- [Objective]: Omit every picture and return the rest of the data unaltered.

— start Provided material —

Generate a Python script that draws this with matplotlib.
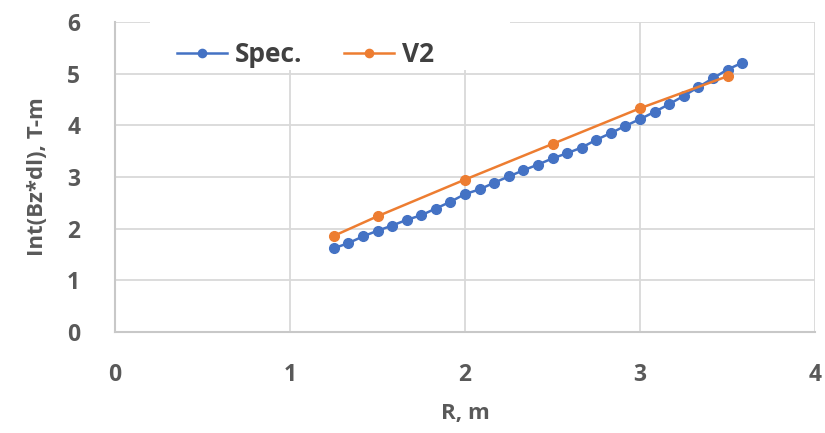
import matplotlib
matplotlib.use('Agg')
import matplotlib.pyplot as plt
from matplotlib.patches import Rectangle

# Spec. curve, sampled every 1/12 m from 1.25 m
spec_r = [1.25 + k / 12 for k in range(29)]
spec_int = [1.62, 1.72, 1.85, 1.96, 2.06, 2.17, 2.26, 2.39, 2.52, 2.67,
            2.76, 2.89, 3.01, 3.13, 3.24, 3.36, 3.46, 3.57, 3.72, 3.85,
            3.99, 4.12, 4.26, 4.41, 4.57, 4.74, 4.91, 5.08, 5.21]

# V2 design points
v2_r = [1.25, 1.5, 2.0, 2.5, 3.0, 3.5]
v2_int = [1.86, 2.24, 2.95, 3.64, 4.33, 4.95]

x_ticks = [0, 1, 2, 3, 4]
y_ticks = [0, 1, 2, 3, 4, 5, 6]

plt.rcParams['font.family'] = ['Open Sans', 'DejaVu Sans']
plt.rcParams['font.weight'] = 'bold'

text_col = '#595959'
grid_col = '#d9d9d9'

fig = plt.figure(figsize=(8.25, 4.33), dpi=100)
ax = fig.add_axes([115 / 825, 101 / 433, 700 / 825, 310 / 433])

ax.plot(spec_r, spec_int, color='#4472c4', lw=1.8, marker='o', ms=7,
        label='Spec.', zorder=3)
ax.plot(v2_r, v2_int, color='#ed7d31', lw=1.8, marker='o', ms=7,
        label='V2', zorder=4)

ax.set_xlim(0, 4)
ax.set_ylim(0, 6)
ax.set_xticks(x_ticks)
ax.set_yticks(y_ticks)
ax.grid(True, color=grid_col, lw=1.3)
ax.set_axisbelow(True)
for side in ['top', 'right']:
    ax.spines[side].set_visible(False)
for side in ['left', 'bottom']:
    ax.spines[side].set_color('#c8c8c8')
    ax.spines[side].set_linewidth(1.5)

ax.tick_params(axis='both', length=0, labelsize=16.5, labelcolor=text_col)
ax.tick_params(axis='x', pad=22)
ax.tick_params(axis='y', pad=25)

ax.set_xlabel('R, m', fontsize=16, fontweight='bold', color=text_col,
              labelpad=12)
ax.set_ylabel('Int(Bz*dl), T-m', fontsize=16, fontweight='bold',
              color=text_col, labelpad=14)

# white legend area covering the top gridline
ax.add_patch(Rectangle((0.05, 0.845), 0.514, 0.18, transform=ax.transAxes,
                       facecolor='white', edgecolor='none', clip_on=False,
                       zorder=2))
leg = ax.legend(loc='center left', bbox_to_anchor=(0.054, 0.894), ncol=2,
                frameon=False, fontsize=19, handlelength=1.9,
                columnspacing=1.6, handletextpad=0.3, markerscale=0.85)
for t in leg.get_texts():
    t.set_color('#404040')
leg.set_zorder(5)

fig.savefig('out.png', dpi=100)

— end Provided material —

- [Reply]:
Generate a Python script that draws this with matplotlib.
import matplotlib
matplotlib.use('Agg')
import matplotlib.pyplot as plt
from matplotlib.patches import Rectangle

# Spec. curve, sampled every 1/12 m from 1.25 m
spec_r = [1.25 + k / 12 for k in range(29)]
spec_int = [1.62, 1.72, 1.85, 1.96, 2.06, 2.17, 2.26, 2.39, 2.52, 2.67,
            2.76, 2.89, 3.01, 3.13, 3.24, 3.36, 3.46, 3.57, 3.72, 3.85,
            3.99, 4.12, 4.26, 4.41, 4.57, 4.74, 4.91, 5.08, 5.21]

# V2 design points
v2_r = [1.25, 1.5, 2.0, 2.5, 3.0, 3.5]
v2_int = [1.86, 2.24, 2.95, 3.64, 4.33, 4.95]

x_ticks = [0, 1, 2, 3, 4]
y_ticks = [0, 1, 2, 3, 4, 5, 6]

plt.rcParams['font.family'] = ['Open Sans', 'DejaVu Sans']
plt.rcParams['font.weight'] = 'bold'

text_col = '#595959'
grid_col = '#d9d9d9'

fig = plt.figure(figsize=(8.25, 4.33), dpi=100)
ax = fig.add_axes([115 / 825, 101 / 433, 700 / 825, 310 / 433])

ax.plot(spec_r, spec_int, color='#4472c4', lw=1.8, marker='o', ms=7,
        label='Spec.', zorder=3)
ax.plot(v2_r, v2_int, color='#ed7d31', lw=1.8, marker='o', ms=7,
        label='V2', zorder=4)

ax.set_xlim(0, 4)
ax.set_ylim(0, 6)
ax.set_xticks(x_ticks)
ax.set_yticks(y_ticks)
ax.grid(True, color=grid_col, lw=1.3)
ax.set_axisbelow(True)
for side in ['top', 'right']:
    ax.spines[side].set_visible(False)
for side in ['left', 'bottom']:
    ax.spines[side].set_color('#c8c8c8')
    ax.spines[side].set_linewidth(1.5)

ax.tick_params(axis='both', length=0, labelsize=16.5, labelcolor=text_col)
ax.tick_params(axis='x', pad=22)
ax.tick_params(axis='y', pad=25)

ax.set_xlabel('R, m', fontsize=16, fontweight='bold', color=text_col,
              labelpad=12)
ax.set_ylabel('Int(Bz*dl), T-m', fontsize=16, fontweight='bold',
              color=text_col, labelpad=14)

# white legend area covering the top gridline
ax.add_patch(Rectangle((0.05, 0.845), 0.514, 0.18, transform=ax.transAxes,
                       facecolor='white', edgecolor='none', clip_on=False,
                       zorder=2))
leg = ax.legend(loc='center left', bbox_to_anchor=(0.054, 0.894), ncol=2,
                frameon=False, fontsize=19, handlelength=1.9,
                columnspacing=1.6, handletextpad=0.3, markerscale=0.85)
for t in leg.get_texts():
    t.set_color('#404040')
leg.set_zorder(5)

fig.savefig('out.png', dpi=100)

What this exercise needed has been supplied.